MATERIAL:

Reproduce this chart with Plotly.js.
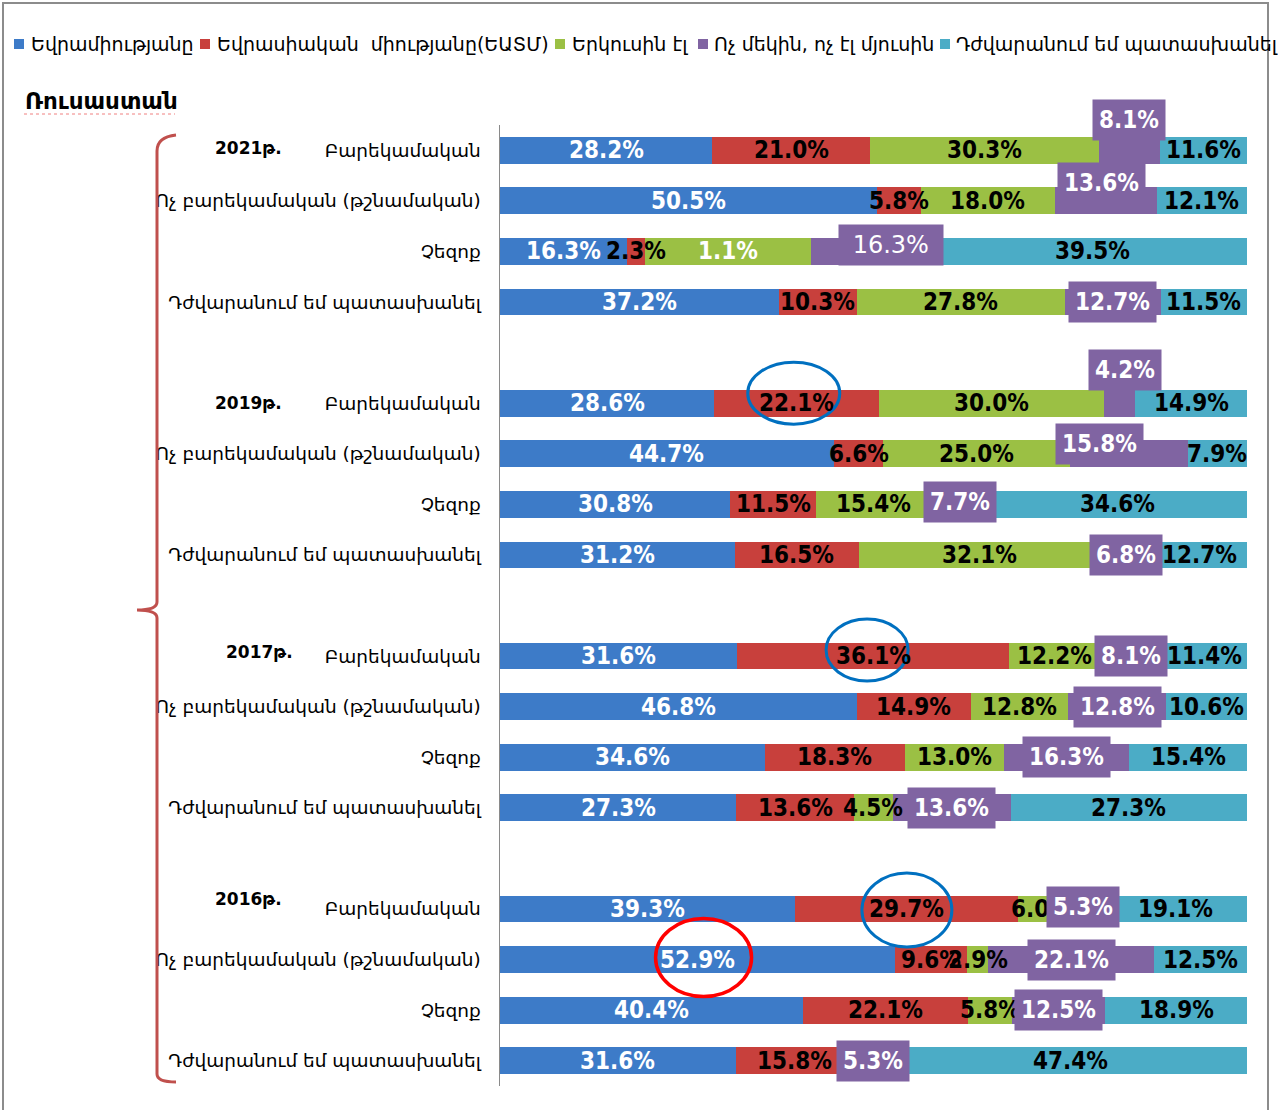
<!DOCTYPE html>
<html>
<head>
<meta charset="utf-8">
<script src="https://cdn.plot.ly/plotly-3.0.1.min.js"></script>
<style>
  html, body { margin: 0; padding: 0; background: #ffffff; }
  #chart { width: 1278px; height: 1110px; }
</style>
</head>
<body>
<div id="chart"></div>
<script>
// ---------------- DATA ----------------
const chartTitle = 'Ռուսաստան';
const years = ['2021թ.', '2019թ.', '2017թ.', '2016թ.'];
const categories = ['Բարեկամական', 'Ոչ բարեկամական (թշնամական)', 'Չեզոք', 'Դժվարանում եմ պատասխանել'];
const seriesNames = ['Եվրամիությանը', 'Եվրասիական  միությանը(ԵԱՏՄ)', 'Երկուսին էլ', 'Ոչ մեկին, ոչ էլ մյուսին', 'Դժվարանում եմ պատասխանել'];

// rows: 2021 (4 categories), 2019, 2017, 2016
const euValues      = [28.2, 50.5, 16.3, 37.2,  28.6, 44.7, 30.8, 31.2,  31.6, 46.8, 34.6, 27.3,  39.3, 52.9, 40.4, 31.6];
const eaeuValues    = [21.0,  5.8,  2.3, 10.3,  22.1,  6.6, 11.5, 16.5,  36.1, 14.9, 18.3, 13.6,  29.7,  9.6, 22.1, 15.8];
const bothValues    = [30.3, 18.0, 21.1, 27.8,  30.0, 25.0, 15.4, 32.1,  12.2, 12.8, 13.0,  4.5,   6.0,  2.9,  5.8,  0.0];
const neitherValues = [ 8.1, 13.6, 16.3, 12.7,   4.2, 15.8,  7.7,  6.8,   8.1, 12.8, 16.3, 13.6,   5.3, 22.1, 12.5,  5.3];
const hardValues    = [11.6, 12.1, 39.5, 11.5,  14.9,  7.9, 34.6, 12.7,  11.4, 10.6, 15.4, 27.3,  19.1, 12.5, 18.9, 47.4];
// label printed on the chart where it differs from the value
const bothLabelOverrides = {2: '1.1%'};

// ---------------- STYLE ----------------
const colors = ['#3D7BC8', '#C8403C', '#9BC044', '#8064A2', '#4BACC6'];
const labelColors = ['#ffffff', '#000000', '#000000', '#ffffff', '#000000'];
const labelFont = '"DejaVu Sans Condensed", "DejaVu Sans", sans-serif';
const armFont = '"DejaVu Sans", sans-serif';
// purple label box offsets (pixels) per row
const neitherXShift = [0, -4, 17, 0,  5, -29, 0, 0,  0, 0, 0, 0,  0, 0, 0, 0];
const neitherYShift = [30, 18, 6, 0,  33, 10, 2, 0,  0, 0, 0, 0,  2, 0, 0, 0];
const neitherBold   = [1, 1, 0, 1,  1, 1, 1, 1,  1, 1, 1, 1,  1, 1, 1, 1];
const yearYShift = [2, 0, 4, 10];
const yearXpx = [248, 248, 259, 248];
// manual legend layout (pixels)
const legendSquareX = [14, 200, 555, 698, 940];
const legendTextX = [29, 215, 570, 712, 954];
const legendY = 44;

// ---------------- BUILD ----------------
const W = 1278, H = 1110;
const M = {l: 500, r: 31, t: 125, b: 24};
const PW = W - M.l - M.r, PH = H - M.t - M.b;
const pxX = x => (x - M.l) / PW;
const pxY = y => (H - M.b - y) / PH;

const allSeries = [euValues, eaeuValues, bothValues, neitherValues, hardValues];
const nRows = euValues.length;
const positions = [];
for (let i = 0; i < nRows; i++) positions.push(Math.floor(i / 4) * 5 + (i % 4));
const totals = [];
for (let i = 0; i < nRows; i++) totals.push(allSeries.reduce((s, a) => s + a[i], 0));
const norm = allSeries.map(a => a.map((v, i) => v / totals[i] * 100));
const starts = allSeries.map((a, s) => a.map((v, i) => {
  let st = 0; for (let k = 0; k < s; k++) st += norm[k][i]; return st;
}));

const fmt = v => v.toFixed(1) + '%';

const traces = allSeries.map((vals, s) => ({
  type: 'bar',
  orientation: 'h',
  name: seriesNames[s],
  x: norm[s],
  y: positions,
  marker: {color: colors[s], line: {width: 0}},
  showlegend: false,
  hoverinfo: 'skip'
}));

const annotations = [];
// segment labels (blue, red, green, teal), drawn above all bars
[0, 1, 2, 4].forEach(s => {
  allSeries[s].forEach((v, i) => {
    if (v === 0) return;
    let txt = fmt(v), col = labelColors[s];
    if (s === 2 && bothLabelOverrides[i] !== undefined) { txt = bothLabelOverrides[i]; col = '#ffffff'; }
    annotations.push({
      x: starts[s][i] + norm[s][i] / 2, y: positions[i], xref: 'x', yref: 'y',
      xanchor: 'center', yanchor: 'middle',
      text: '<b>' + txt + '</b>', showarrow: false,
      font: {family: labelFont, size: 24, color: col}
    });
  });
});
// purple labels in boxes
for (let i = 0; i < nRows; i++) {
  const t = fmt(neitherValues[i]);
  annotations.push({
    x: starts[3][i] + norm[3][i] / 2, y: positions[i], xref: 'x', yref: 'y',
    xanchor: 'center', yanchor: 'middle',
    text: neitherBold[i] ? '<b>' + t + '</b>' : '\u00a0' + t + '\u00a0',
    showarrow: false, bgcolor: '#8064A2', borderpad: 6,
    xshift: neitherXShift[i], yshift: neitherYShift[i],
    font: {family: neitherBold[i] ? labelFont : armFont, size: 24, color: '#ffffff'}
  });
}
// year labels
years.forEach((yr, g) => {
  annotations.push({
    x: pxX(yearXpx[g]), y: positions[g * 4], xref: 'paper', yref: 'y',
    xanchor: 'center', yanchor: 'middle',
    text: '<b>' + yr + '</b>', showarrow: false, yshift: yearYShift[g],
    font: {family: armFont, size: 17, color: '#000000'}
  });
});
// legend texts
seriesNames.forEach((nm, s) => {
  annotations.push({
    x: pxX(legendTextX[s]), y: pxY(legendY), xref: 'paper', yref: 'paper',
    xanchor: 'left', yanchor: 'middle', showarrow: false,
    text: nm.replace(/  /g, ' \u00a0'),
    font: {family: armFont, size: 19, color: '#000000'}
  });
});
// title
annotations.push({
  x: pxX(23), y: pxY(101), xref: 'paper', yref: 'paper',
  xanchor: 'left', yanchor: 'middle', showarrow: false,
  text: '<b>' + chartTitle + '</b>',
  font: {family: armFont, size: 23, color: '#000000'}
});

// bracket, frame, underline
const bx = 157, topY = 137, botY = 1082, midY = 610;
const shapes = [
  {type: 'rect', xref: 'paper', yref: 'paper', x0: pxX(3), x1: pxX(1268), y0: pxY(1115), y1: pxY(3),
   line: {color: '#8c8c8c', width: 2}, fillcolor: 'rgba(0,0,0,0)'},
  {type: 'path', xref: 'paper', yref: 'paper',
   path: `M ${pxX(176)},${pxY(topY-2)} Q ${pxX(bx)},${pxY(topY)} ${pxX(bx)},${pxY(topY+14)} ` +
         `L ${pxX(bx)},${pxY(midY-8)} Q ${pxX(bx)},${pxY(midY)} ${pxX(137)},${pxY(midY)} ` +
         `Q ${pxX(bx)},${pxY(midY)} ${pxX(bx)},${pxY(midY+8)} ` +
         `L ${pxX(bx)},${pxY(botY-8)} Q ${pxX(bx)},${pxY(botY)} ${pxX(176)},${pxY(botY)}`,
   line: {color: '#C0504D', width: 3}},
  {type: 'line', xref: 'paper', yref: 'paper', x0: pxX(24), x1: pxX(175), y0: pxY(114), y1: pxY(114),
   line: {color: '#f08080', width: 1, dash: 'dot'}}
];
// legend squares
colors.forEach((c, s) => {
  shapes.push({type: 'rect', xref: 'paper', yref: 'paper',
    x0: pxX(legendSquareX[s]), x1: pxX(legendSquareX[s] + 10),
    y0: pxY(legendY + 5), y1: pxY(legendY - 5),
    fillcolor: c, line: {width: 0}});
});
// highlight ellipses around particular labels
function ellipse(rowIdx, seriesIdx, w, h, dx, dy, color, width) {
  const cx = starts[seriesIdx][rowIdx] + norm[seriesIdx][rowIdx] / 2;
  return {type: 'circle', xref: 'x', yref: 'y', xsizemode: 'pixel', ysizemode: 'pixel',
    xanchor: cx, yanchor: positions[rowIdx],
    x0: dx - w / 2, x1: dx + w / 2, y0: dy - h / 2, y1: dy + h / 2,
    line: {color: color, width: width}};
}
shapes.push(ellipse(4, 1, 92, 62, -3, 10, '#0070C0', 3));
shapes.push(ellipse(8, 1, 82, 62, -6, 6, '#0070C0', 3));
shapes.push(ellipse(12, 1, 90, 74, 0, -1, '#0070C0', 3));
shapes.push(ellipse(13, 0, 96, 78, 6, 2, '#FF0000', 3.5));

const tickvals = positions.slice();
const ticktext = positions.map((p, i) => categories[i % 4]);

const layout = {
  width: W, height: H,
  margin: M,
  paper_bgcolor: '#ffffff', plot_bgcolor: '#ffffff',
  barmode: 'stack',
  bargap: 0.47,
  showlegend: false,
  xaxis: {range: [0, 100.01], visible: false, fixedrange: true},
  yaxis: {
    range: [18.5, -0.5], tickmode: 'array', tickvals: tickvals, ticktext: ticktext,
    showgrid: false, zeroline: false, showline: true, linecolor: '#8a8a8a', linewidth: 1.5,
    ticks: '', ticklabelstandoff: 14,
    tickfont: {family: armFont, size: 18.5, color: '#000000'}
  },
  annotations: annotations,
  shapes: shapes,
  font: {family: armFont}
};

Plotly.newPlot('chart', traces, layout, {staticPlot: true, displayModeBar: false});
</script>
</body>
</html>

AIM: Give back exactly the lines from the first line of the data through the line with "const legendY = 44;", pictures excluded.

EXERCISE RESPONSE:
Reproduce this chart with Plotly.js.
<!DOCTYPE html>
<html>
<head>
<meta charset="utf-8">
<script src="https://cdn.plot.ly/plotly-3.0.1.min.js"></script>
<style>
  html, body { margin: 0; padding: 0; background: #ffffff; }
  #chart { width: 1278px; height: 1110px; }
</style>
</head>
<body>
<div id="chart"></div>
<script>
// ---------------- DATA ----------------
const chartTitle = 'Ռուսաստան';
const years = ['2021թ.', '2019թ.', '2017թ.', '2016թ.'];
const categories = ['Բարեկամական', 'Ոչ բարեկամական (թշնամական)', 'Չեզոք', 'Դժվարանում եմ պատասխանել'];
const seriesNames = ['Եվրամիությանը', 'Եվրասիական  միությանը(ԵԱՏՄ)', 'Երկուսին էլ', 'Ոչ մեկին, ոչ էլ մյուսին', 'Դժվարանում եմ պատասխանել'];

// rows: 2021 (4 categories), 2019, 2017, 2016
const euValues      = [28.2, 50.5, 16.3, 37.2,  28.6, 44.7, 30.8, 31.2,  31.6, 46.8, 34.6, 27.3,  39.3, 52.9, 40.4, 31.6];
const eaeuValues    = [21.0,  5.8,  2.3, 10.3,  22.1,  6.6, 11.5, 16.5,  36.1, 14.9, 18.3, 13.6,  29.7,  9.6, 22.1, 15.8];
const bothValues    = [30.3, 18.0, 21.1, 27.8,  30.0, 25.0, 15.4, 32.1,  12.2, 12.8, 13.0,  4.5,   6.0,  2.9,  5.8,  0.0];
const neitherValues = [ 8.1, 13.6, 16.3, 12.7,   4.2, 15.8,  7.7,  6.8,   8.1, 12.8, 16.3, 13.6,   5.3, 22.1, 12.5,  5.3];
const hardValues    = [11.6, 12.1, 39.5, 11.5,  14.9,  7.9, 34.6, 12.7,  11.4, 10.6, 15.4, 27.3,  19.1, 12.5, 18.9, 47.4];
// label printed on the chart where it differs from the value
const bothLabelOverrides = {2: '1.1%'};

// ---------------- STYLE ----------------
const colors = ['#3D7BC8', '#C8403C', '#9BC044', '#8064A2', '#4BACC6'];
const labelColors = ['#ffffff', '#000000', '#000000', '#ffffff', '#000000'];
const labelFont = '"DejaVu Sans Condensed", "DejaVu Sans", sans-serif';
const armFont = '"DejaVu Sans", sans-serif';
// purple label box offsets (pixels) per row
const neitherXShift = [0, -4, 17, 0,  5, -29, 0, 0,  0, 0, 0, 0,  0, 0, 0, 0];
const neitherYShift = [30, 18, 6, 0,  33, 10, 2, 0,  0, 0, 0, 0,  2, 0, 0, 0];
const neitherBold   = [1, 1, 0, 1,  1, 1, 1, 1,  1, 1, 1, 1,  1, 1, 1, 1];
const yearYShift = [2, 0, 4, 10];
const yearXpx = [248, 248, 259, 248];
// manual legend layout (pixels)
const legendSquareX = [14, 200, 555, 698, 940];
const legendTextX = [29, 215, 570, 712, 954];
const legendY = 44;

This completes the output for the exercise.